— Begin —
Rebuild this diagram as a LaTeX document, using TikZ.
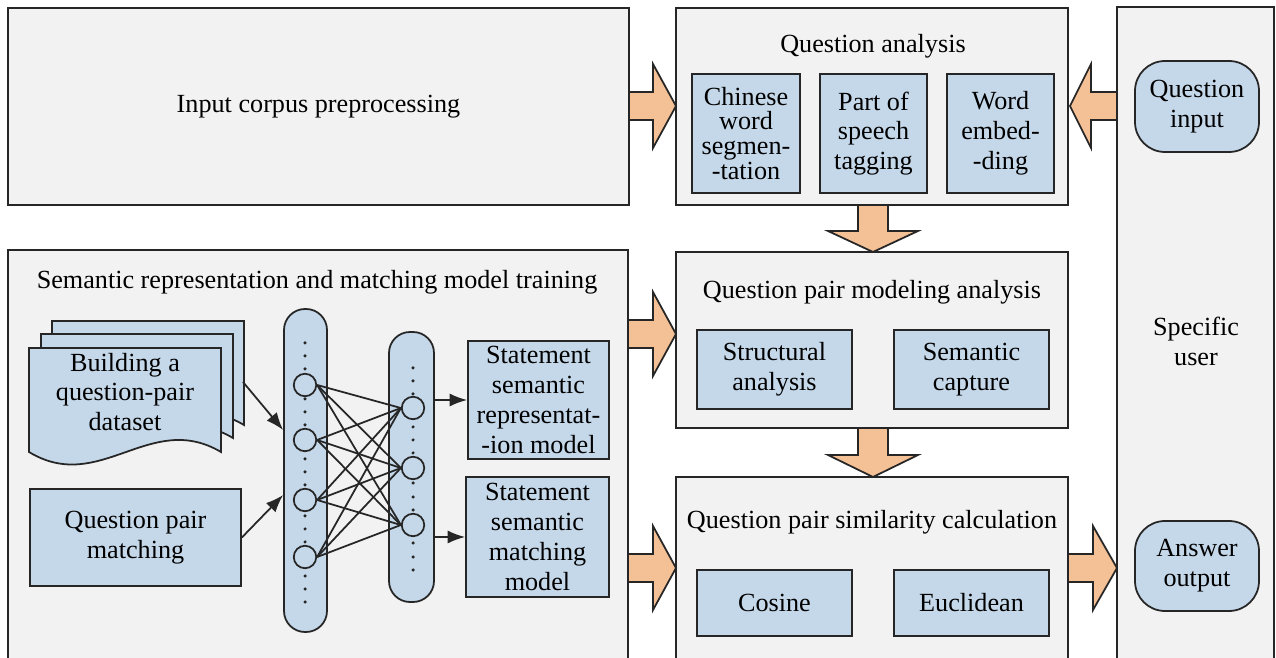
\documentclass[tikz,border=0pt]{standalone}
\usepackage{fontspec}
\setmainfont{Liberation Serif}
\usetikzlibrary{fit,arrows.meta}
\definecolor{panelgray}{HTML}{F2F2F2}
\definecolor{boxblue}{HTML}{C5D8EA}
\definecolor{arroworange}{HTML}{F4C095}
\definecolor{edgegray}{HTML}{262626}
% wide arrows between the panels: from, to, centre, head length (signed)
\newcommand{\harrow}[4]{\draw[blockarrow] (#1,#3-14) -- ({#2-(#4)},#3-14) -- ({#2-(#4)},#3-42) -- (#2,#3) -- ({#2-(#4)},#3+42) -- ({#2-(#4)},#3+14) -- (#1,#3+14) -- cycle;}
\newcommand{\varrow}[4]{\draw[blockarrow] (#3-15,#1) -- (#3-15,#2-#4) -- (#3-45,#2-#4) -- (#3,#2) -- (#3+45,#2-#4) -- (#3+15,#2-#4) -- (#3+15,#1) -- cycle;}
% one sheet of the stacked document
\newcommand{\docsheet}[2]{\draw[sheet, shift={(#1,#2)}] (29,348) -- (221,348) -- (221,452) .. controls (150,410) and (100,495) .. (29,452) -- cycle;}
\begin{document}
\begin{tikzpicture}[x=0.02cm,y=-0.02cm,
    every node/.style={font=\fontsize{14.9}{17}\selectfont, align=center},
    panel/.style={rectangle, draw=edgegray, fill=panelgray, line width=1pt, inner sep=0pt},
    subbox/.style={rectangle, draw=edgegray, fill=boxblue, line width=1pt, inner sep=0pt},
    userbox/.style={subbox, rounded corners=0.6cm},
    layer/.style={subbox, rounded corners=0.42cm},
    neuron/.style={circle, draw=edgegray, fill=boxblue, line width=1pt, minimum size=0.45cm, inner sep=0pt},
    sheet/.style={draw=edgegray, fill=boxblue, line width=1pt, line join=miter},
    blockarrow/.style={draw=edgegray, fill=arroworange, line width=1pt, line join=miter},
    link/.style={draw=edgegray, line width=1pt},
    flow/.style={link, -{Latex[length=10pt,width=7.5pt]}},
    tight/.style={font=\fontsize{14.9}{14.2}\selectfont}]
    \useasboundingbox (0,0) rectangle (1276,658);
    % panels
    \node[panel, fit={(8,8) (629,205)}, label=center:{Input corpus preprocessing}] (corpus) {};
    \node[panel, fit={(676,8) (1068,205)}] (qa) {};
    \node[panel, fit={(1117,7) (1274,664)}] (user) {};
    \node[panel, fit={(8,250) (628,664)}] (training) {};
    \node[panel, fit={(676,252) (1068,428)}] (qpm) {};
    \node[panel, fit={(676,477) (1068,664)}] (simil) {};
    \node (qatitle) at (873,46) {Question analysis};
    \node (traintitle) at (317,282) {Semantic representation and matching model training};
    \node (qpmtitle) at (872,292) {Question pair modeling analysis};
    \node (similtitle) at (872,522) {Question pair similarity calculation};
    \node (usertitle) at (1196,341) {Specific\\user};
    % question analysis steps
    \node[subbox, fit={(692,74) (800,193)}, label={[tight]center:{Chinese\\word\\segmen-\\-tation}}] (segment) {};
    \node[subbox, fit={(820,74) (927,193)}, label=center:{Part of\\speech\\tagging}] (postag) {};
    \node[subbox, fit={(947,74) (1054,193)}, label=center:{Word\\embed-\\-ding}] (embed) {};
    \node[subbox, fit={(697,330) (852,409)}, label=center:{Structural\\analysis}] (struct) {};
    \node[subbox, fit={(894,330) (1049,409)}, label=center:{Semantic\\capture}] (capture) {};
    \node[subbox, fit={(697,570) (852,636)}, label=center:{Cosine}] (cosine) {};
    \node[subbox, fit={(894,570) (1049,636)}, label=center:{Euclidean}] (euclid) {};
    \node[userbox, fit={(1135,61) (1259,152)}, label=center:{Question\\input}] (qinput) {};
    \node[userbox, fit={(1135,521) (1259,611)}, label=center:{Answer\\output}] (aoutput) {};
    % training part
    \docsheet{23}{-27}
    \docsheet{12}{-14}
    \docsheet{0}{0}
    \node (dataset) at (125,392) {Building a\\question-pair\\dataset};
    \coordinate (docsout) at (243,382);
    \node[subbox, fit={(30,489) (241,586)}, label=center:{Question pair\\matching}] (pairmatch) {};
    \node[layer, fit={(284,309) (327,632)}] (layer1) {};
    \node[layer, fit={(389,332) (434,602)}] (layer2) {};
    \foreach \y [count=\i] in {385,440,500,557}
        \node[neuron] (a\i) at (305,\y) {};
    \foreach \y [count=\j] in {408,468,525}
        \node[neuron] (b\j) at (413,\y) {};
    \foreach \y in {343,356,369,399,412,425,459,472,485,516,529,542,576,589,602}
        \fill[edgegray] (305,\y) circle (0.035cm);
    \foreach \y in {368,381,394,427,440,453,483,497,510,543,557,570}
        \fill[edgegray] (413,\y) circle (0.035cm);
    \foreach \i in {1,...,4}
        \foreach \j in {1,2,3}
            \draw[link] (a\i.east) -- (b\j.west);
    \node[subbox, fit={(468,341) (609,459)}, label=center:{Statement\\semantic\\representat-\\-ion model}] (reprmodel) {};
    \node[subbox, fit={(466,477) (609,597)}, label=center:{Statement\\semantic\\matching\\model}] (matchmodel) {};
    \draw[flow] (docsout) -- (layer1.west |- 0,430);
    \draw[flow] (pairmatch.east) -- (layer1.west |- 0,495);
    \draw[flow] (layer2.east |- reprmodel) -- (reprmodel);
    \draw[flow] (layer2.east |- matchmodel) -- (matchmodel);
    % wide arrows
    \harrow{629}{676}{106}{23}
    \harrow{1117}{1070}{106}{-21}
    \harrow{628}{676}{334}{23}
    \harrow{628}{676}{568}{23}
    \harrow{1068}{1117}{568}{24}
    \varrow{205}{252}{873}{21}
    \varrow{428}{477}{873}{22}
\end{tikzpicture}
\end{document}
— End —
> PROBLEM TO WORK ON: Exclude the images, then output the data above word for word.

> EXERCISE RESULT:
Rebuild this diagram as a LaTeX document, using TikZ.
\documentclass[tikz,border=0pt]{standalone}
\usepackage{fontspec}
\setmainfont{Liberation Serif}
\usetikzlibrary{fit,arrows.meta}
\definecolor{panelgray}{HTML}{F2F2F2}
\definecolor{boxblue}{HTML}{C5D8EA}
\definecolor{arroworange}{HTML}{F4C095}
\definecolor{edgegray}{HTML}{262626}
% wide arrows between the panels: from, to, centre, head length (signed)
\newcommand{\harrow}[4]{\draw[blockarrow] (#1,#3-14) -- ({#2-(#4)},#3-14) -- ({#2-(#4)},#3-42) -- (#2,#3) -- ({#2-(#4)},#3+42) -- ({#2-(#4)},#3+14) -- (#1,#3+14) -- cycle;}
\newcommand{\varrow}[4]{\draw[blockarrow] (#3-15,#1) -- (#3-15,#2-#4) -- (#3-45,#2-#4) -- (#3,#2) -- (#3+45,#2-#4) -- (#3+15,#2-#4) -- (#3+15,#1) -- cycle;}
% one sheet of the stacked document
\newcommand{\docsheet}[2]{\draw[sheet, shift={(#1,#2)}] (29,348) -- (221,348) -- (221,452) .. controls (150,410) and (100,495) .. (29,452) -- cycle;}
\begin{document}
\begin{tikzpicture}[x=0.02cm,y=-0.02cm,
    every node/.style={font=\fontsize{14.9}{17}\selectfont, align=center},
    panel/.style={rectangle, draw=edgegray, fill=panelgray, line width=1pt, inner sep=0pt},
    subbox/.style={rectangle, draw=edgegray, fill=boxblue, line width=1pt, inner sep=0pt},
    userbox/.style={subbox, rounded corners=0.6cm},
    layer/.style={subbox, rounded corners=0.42cm},
    neuron/.style={circle, draw=edgegray, fill=boxblue, line width=1pt, minimum size=0.45cm, inner sep=0pt},
    sheet/.style={draw=edgegray, fill=boxblue, line width=1pt, line join=miter},
    blockarrow/.style={draw=edgegray, fill=arroworange, line width=1pt, line join=miter},
    link/.style={draw=edgegray, line width=1pt},
    flow/.style={link, -{Latex[length=10pt,width=7.5pt]}},
    tight/.style={font=\fontsize{14.9}{14.2}\selectfont}]
    \useasboundingbox (0,0) rectangle (1276,658);
    % panels
    \node[panel, fit={(8,8) (629,205)}, label=center:{Input corpus preprocessing}] (corpus) {};
    \node[panel, fit={(676,8) (1068,205)}] (qa) {};
    \node[panel, fit={(1117,7) (1274,664)}] (user) {};
    \node[panel, fit={(8,250) (628,664)}] (training) {};
    \node[panel, fit={(676,252) (1068,428)}] (qpm) {};
    \node[panel, fit={(676,477) (1068,664)}] (simil) {};
    \node (qatitle) at (873,46) {Question analysis};
    \node (traintitle) at (317,282) {Semantic representation and matching model training};
    \node (qpmtitle) at (872,292) {Question pair modeling analysis};
    \node (similtitle) at (872,522) {Question pair similarity calculation};
    \node (usertitle) at (1196,341) {Specific\\user};
    % question analysis steps
    \node[subbox, fit={(692,74) (800,193)}, label={[tight]center:{Chinese\\word\\segmen-\\-tation}}] (segment) {};
    \node[subbox, fit={(820,74) (927,193)}, label=center:{Part of\\speech\\tagging}] (postag) {};
    \node[subbox, fit={(947,74) (1054,193)}, label=center:{Word\\embed-\\-ding}] (embed) {};
    \node[subbox, fit={(697,330) (852,409)}, label=center:{Structural\\analysis}] (struct) {};
    \node[subbox, fit={(894,330) (1049,409)}, label=center:{Semantic\\capture}] (capture) {};
    \node[subbox, fit={(697,570) (852,636)}, label=center:{Cosine}] (cosine) {};
    \node[subbox, fit={(894,570) (1049,636)}, label=center:{Euclidean}] (euclid) {};
    \node[userbox, fit={(1135,61) (1259,152)}, label=center:{Question\\input}] (qinput) {};
    \node[userbox, fit={(1135,521) (1259,611)}, label=center:{Answer\\output}] (aoutput) {};
    % training part
    \docsheet{23}{-27}
    \docsheet{12}{-14}
    \docsheet{0}{0}
    \node (dataset) at (125,392) {Building a\\question-pair\\dataset};
    \coordinate (docsout) at (243,382);
    \node[subbox, fit={(30,489) (241,586)}, label=center:{Question pair\\matching}] (pairmatch) {};
    \node[layer, fit={(284,309) (327,632)}] (layer1) {};
    \node[layer, fit={(389,332) (434,602)}] (layer2) {};
    \foreach \y [count=\i] in {385,440,500,557}
        \node[neuron] (a\i) at (305,\y) {};
    \foreach \y [count=\j] in {408,468,525}
        \node[neuron] (b\j) at (413,\y) {};
    \foreach \y in {343,356,369,399,412,425,459,472,485,516,529,542,576,589,602}
        \fill[edgegray] (305,\y) circle (0.035cm);
    \foreach \y in {368,381,394,427,440,453,483,497,510,543,557,570}
        \fill[edgegray] (413,\y) circle (0.035cm);
    \foreach \i in {1,...,4}
        \foreach \j in {1,2,3}
            \draw[link] (a\i.east) -- (b\j.west);
    \node[subbox, fit={(468,341) (609,459)}, label=center:{Statement\\semantic\\representat-\\-ion model}] (reprmodel) {};
    \node[subbox, fit={(466,477) (609,597)}, label=center:{Statement\\semantic\\matching\\model}] (matchmodel) {};
    \draw[flow] (docsout) -- (layer1.west |- 0,430);
    \draw[flow] (pairmatch.east) -- (layer1.west |- 0,495);
    \draw[flow] (layer2.east |- reprmodel) -- (reprmodel);
    \draw[flow] (layer2.east |- matchmodel) -- (matchmodel);
    % wide arrows
    \harrow{629}{676}{106}{23}
    \harrow{1117}{1070}{106}{-21}
    \harrow{628}{676}{334}{23}
    \harrow{628}{676}{568}{23}
    \harrow{1068}{1117}{568}{24}
    \varrow{205}{252}{873}{21}
    \varrow{428}{477}{873}{22}
\end{tikzpicture}
\end{document}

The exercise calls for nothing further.